Âşık Remzâni |
AŞIKPAŞAZADE’NİN
OSMANLI TARİHİ VE BUGÜN (Tevarih-i Al-i Osman)
Veliyettin Hürrem ULUSOY
“Kendi
meczup budala bir aziz idi. Şeyhlikten ve müridlikden fariğ idi. Abdal Musa
derler idi bir derviş var idi. Hatun Ana’nın muhibbi idi. Ol zamanda şeyhlik ve
müritlik zahir değil idi. Silsileden dahi fariğ idiler. Hatun Ana ol azizin
üzerine mezar etti. Geldi bu Abdal Musa bunun üzerine bir nice gün sakin oldu.” Aşıkpaşazade’nin çizdiği bu
Hacı Bektaş resmi halen modern çalışmalarda (Alevi-Bektaşi araştırmacı ve
yazarlar da buna dahil) kaynak olarak gösterildiğini üzülerek burada
belirtelim, Aşıkpaşazade
kimdir? 1393 yılında Amasya’da
Elvançelebi köyünde doğdu. Şeyh Yahya’nın oğlu, tasavvuf şair Aşık Paşa’nın
torun çocuğudur.
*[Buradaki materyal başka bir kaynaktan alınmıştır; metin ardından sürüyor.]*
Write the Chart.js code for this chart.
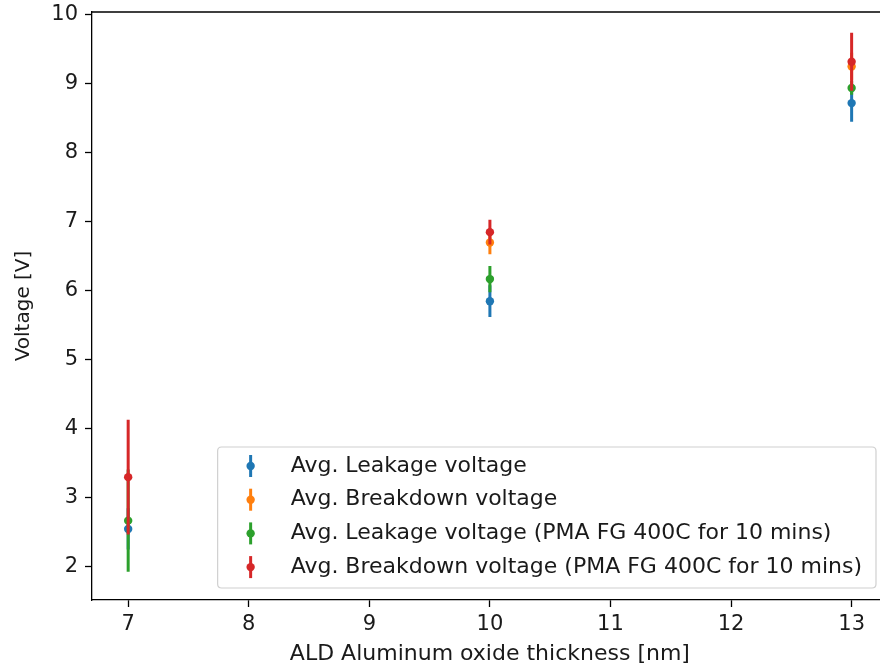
<!DOCTYPE html>
<html>
<head>
<meta charset="utf-8">
<script src="https://cdn.jsdelivr.net/npm/chart.js@4.4.1/dist/chart.umd.min.js"></script>
<style>
  html, body { margin: 0; padding: 0; background: #fff; overflow: hidden; }
  #wrap { position: relative; width: 892px; height: 672px; }
</style>
</head>
<body>
<div id="wrap"><canvas id="c"></canvas></div>
<script>
// ---- data ----
const thickness = [7, 10, 13];
const xTicks = [7, 8, 9, 10, 11, 12, 13];
const yTicks = [2, 3, 4, 5, 6, 7, 8, 9, 10];

const seriesLabels = [
  'Avg. Leakage voltage',
  'Avg. Breakdown voltage',
  'Avg. Leakage voltage (PMA FG 400C for 10 mins)',
  'Avg. Breakdown voltage (PMA FG 400C for 10 mins)'
];
const leakage = [2.54, 5.84, 8.71];
const leakageErr = [0.30, 0.23, 0.27];
const breakdown = [null, 6.69, 9.24];
const breakdownErr = [null, 0.17, 0.20];
const leakagePMA = [2.66, 6.16, 8.93];
const leakagePMAErr = [0.74, 0.19, 0.10];
const breakdownPMA = [3.29, 6.84, 9.31];
const breakdownPMAErr = [0.83, 0.18, 0.42];

const colors = ['#1f77b4', '#ff7f0e', '#2ca02c', '#d62728'];
const values = [leakage, breakdown, leakagePMA, breakdownPMA];
const errors = [leakageErr, breakdownErr, leakagePMAErr, breakdownPMAErr];

const FONT = "'DejaVu Sans', sans-serif";
const TXT = '#1a1a1a';

const datasets = values.map((vals, i) => ({
  label: seriesLabels[i],
  data: thickness.map((x, j) => vals[j] == null ? null : ({x: x, y: vals[j]})).filter(p => p),
  errs: thickness.map((x, j) => ({x: x, y: vals[j], e: errors[i][j]})).filter(p => p.y != null),
  backgroundColor: colors[i],
  borderColor: colors[i],
  pointRadius: 4.2,
  pointBorderWidth: 0,
  showLine: false,
  order: values.length - 1 - i
}));

const errorBarPlugin = {
  id: 'errorBars',
  beforeDatasetDraw(chart, args) {
    const ds = chart.data.datasets[args.index];
    const xs = chart.scales.x, ys = chart.scales.y;
    const ctx = chart.ctx;
    ctx.save();
    ctx.beginPath();
    ctx.rect(chart.chartArea.left, chart.chartArea.top, chart.chartArea.right - chart.chartArea.left, chart.chartArea.bottom - chart.chartArea.top);
    ctx.clip();
    ctx.strokeStyle = ds.borderColor;
    ctx.lineWidth = 3;
    ctx.lineCap = 'butt';
    ds.errs.forEach(p => {
      const px = xs.getPixelForValue(p.x);
      ctx.beginPath();
      ctx.moveTo(px, ys.getPixelForValue(p.y - p.e));
      ctx.lineTo(px, ys.getPixelForValue(p.y + p.e));
      ctx.stroke();
    });
    ctx.restore();
  }
};

const framePlugin = {
  id: 'frame',
  afterDraw(chart) {
    const {ctx, chartArea: a} = chart;
    ctx.save();
    ctx.strokeStyle = '#000';
    ctx.lineWidth = 1.3;
    ctx.beginPath();
    ctx.moveTo(a.left, a.top);
    ctx.lineTo(a.right, a.top);
    ctx.lineTo(a.right, a.bottom);
    ctx.stroke();
    ctx.restore();
  }
};

const legendPlugin = {
  id: 'mplLegend',
  afterDraw(chart) {
    const {ctx, chartArea: a} = chart;
    const dsets = chart.data.datasets;
    ctx.save();
    ctx.font = '22px ' + FONT;
    let maxW = 0;
    dsets.forEach(d => { maxW = Math.max(maxW, ctx.measureText(d.label).width); });
    const rowH = 33.7;
    const textOff = 73;
    const w = textOff + maxW + 14;
    const h = 141;
    const right = 876;
    const bottom = a.bottom - 12;
    const left = right - w, top = bottom - h;
    const r = 4;
    ctx.beginPath();
    ctx.moveTo(left + r, top);
    ctx.lineTo(left + w - r, top);
    ctx.quadraticCurveTo(left + w, top, left + w, top + r);
    ctx.lineTo(left + w, top + h - r);
    ctx.quadraticCurveTo(left + w, top + h, left + w - r, top + h);
    ctx.lineTo(left + r, top + h);
    ctx.quadraticCurveTo(left, top + h, left, top + h - r);
    ctx.lineTo(left, top + r);
    ctx.quadraticCurveTo(left, top, left + r, top);
    ctx.closePath();
    ctx.fillStyle = 'rgba(255,255,255,0.8)';
    ctx.fill();
    ctx.strokeStyle = '#d0d0d0';
    ctx.lineWidth = 1.2;
    ctx.stroke();
    dsets.forEach((d, i) => {
      const cy = top + 19 + i * rowH;
      const mx = left + 33;
      ctx.strokeStyle = d.borderColor;
      ctx.lineWidth = 3;
      ctx.beginPath();
      ctx.moveTo(mx, cy - 11);
      ctx.lineTo(mx, cy + 11);
      ctx.stroke();
      ctx.fillStyle = d.backgroundColor;
      ctx.beginPath();
      ctx.arc(mx, cy, 4.2, 0, Math.PI * 2);
      ctx.fill();
      ctx.fillStyle = TXT;
      ctx.textBaseline = 'middle';
      ctx.textAlign = 'left';
      ctx.fillText(d.label, left + textOff, cy);
    });
    ctx.restore();
  }
};

new Chart(document.getElementById('c'), {
  type: 'scatter',
  data: { datasets: datasets },
  plugins: [errorBarPlugin, framePlugin, legendPlugin],
  options: {
    responsive: true,
    maintainAspectRatio: false,
    animation: false,
    events: [],
    layout: { padding: { top: 12, right: 3, left: 0, bottom: 0 } },
    plugins: { legend: { display: false }, tooltip: { enabled: false } },
    scales: {
      x: {
        type: 'linear',
        min: 6.7, max: 13.3,
        afterFit(s) { s.height = 72; s.paddingLeft = 0; s.paddingRight = 0; },
        afterBuildTicks(s) { s.ticks = xTicks.map(v => ({value: v})); },
        grid: { display: true, drawOnChartArea: false, drawTicks: true, tickLength: 7, tickWidth: 1.3, tickColor: '#000' },
        border: { display: true, color: '#000', width: 1.3 },
        ticks: { color: TXT, font: { family: FONT, size: 21 }, padding: 5, maxRotation: 0, autoSkip: false },
        title: { display: true, text: 'ALD Aluminum oxide thickness [nm]', color: TXT, font: { family: FONT, size: 22 }, padding: { top: 0, bottom: 5 } }
      },
      y: {
        type: 'linear',
        min: 1.51, max: 10.03,
        afterFit(s) { s.width = 92; s.paddingTop = 0; s.paddingBottom = 0; },
        afterBuildTicks(s) { s.ticks = yTicks.map(v => ({value: v})); },
        grid: { display: true, drawOnChartArea: false, drawTicks: true, tickLength: 7, tickWidth: 1.3, tickColor: '#000' },
        border: { display: true, color: '#000', width: 1.3 },
        ticks: { color: TXT, font: { family: FONT, size: 21 }, padding: 7 },
        title: { display: true, text: 'Voltage [V]', color: TXT, font: { family: FONT, size: 20 }, padding: { top: 12, bottom: 0 } }
      }
    }
  }
});
</script>
</body>
</html>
Bu sebeple Aşıki mahlasını kullanmıştır. 1413 yılında hastalanıp
Orhan Gazi’nin imamının oğlu Yahşi Fakih’in evinde kaldığında Yıldırım
Beyazıt’a kadar yazılmış bir Osmanlı tarihi bulup okuması, kendisini bu işe
vermesine neden olmuştur. 1476 yılından sonra yazmaya başlar. Tarihi ve resmi belgelere
dayanmayan söylentileri nakletmektedir. Bazı kısımları başkaları tarafından
yazılıp tamamlanmıştır. Yıldırım Beyazıt’a kadar olan Osmanlı Tarihini Yahşi
Fakih’in evinde zaten hazır bulmuştur. Bir Enderun bürokratı, inanç
ayrılığı nedeniyle Hacı Bektaş Veli ve çevresini kötülemek eğilimindedir.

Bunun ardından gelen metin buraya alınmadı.